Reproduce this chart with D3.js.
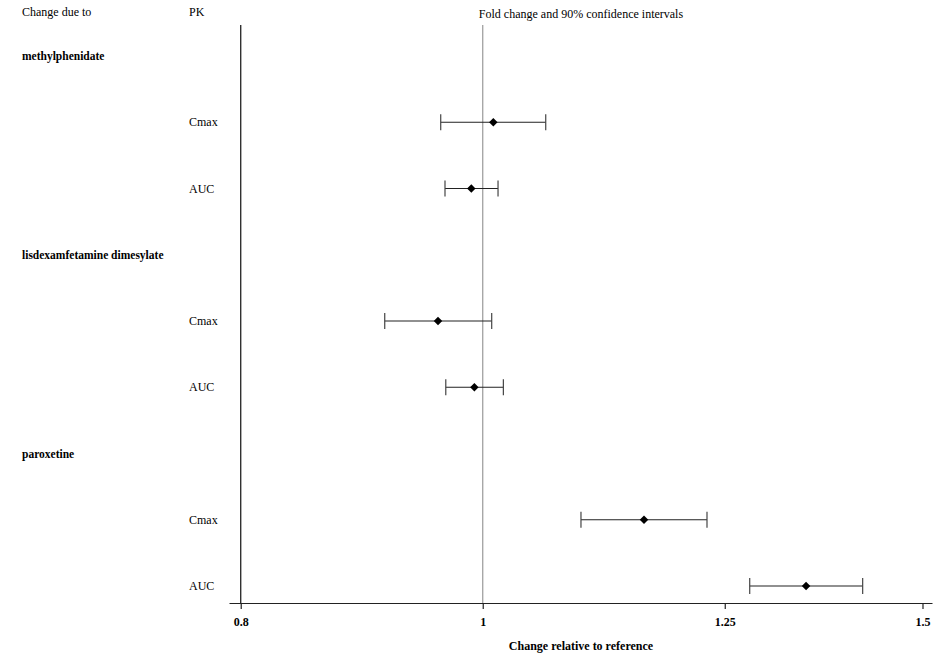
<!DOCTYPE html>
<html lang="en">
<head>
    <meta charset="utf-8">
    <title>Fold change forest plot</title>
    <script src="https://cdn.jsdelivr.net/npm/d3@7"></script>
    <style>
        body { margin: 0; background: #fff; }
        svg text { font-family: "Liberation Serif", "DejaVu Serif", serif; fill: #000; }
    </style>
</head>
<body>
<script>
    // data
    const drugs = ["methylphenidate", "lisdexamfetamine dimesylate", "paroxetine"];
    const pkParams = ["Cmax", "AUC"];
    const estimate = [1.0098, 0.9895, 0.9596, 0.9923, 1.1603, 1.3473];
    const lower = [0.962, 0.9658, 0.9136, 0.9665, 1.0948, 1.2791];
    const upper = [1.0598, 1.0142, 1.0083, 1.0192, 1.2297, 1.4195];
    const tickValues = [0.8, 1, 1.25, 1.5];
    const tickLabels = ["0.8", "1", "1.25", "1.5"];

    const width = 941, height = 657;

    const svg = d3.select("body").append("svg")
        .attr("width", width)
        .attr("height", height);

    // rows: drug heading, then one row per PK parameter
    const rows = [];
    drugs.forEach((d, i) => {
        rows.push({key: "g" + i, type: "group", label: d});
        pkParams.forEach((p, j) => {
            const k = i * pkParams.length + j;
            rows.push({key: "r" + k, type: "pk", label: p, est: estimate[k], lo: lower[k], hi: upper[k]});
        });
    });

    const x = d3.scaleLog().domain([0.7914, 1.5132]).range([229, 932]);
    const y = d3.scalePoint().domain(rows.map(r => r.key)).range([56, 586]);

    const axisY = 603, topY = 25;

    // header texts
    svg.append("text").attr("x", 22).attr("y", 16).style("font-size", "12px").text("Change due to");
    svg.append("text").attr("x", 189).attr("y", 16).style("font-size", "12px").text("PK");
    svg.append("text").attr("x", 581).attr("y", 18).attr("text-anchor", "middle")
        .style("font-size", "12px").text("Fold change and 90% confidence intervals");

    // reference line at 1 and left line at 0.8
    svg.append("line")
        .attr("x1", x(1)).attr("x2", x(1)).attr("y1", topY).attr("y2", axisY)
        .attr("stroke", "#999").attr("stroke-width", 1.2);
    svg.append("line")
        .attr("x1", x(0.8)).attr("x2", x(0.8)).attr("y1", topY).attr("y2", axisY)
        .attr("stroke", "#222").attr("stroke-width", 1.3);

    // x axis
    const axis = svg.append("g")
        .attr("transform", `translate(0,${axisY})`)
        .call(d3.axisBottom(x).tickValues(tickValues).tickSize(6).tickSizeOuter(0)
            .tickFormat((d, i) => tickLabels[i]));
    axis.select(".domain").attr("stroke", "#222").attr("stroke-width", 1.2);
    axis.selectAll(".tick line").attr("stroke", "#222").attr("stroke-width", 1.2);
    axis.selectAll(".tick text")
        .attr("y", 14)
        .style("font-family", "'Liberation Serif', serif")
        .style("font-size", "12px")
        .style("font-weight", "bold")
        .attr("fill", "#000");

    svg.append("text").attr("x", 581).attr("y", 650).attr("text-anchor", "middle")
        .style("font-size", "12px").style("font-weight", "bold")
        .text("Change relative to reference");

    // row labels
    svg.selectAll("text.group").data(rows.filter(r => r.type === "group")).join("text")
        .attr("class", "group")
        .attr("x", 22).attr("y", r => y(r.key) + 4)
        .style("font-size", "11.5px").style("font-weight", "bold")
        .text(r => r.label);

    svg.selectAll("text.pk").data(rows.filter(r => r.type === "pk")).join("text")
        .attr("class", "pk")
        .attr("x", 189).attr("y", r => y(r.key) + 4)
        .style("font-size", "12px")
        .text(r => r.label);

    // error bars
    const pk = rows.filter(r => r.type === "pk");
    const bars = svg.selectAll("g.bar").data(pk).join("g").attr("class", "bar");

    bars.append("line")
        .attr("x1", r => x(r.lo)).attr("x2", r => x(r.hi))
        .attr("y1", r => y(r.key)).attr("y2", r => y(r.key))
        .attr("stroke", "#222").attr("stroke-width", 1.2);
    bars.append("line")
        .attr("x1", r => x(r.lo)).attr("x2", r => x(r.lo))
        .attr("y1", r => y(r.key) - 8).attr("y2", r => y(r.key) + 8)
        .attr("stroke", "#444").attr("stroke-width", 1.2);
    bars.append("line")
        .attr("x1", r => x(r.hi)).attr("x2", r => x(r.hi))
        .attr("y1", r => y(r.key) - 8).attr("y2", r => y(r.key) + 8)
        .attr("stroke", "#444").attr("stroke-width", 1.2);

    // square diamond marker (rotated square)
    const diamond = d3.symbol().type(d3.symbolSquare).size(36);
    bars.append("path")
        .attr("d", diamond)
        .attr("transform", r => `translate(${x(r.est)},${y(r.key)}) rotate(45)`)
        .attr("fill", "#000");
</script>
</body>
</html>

┄┄┄┄┄┄┄┄┄┄

Task instructions - Repeat the lines exactly as they stand, from the opening line of the data through the line with "change and 90%". Pictures stay out of the copy.

Output -
Reproduce this chart with D3.js.
<!DOCTYPE html>
<html lang="en">
<head>
    <meta charset="utf-8">
    <title>Fold change forest plot</title>
    <script src="https://cdn.jsdelivr.net/npm/d3@7"></script>
    <style>
        body { margin: 0; background: #fff; }
        svg text { font-family: "Liberation Serif", "DejaVu Serif", serif; fill: #000; }
    </style>
</head>
<body>
<script>
    // data
    const drugs = ["methylphenidate", "lisdexamfetamine dimesylate", "paroxetine"];
    const pkParams = ["Cmax", "AUC"];
    const estimate = [1.0098, 0.9895, 0.9596, 0.9923, 1.1603, 1.3473];
    const lower = [0.962, 0.9658, 0.9136, 0.9665, 1.0948, 1.2791];
    const upper = [1.0598, 1.0142, 1.0083, 1.0192, 1.2297, 1.4195];
    const tickValues = [0.8, 1, 1.25, 1.5];
    const tickLabels = ["0.8", "1", "1.25", "1.5"];

    const width = 941, height = 657;

    const svg = d3.select("body").append("svg")
        .attr("width", width)
        .attr("height", height);

    // rows: drug heading, then one row per PK parameter
    const rows = [];
    drugs.forEach((d, i) => {
        rows.push({key: "g" + i, type: "group", label: d});
        pkParams.forEach((p, j) => {
            const k = i * pkParams.length + j;
            rows.push({key: "r" + k, type: "pk", label: p, est: estimate[k], lo: lower[k], hi: upper[k]});
        });
    });

    const x = d3.scaleLog().domain([0.7914, 1.5132]).range([229, 932]);
    const y = d3.scalePoint().domain(rows.map(r => r.key)).range([56, 586]);

    const axisY = 603, topY = 25;

    // header texts
    svg.append("text").attr("x", 22).attr("y", 16).style("font-size", "12px").text("Change due to");
    svg.append("text").attr("x", 189).attr("y", 16).style("font-size", "12px").text("PK");
    svg.append("text").attr("x", 581).attr("y", 18).attr("text-anchor", "middle")
        .style("font-size", "12px").text("Fold change and 90% confidence intervals");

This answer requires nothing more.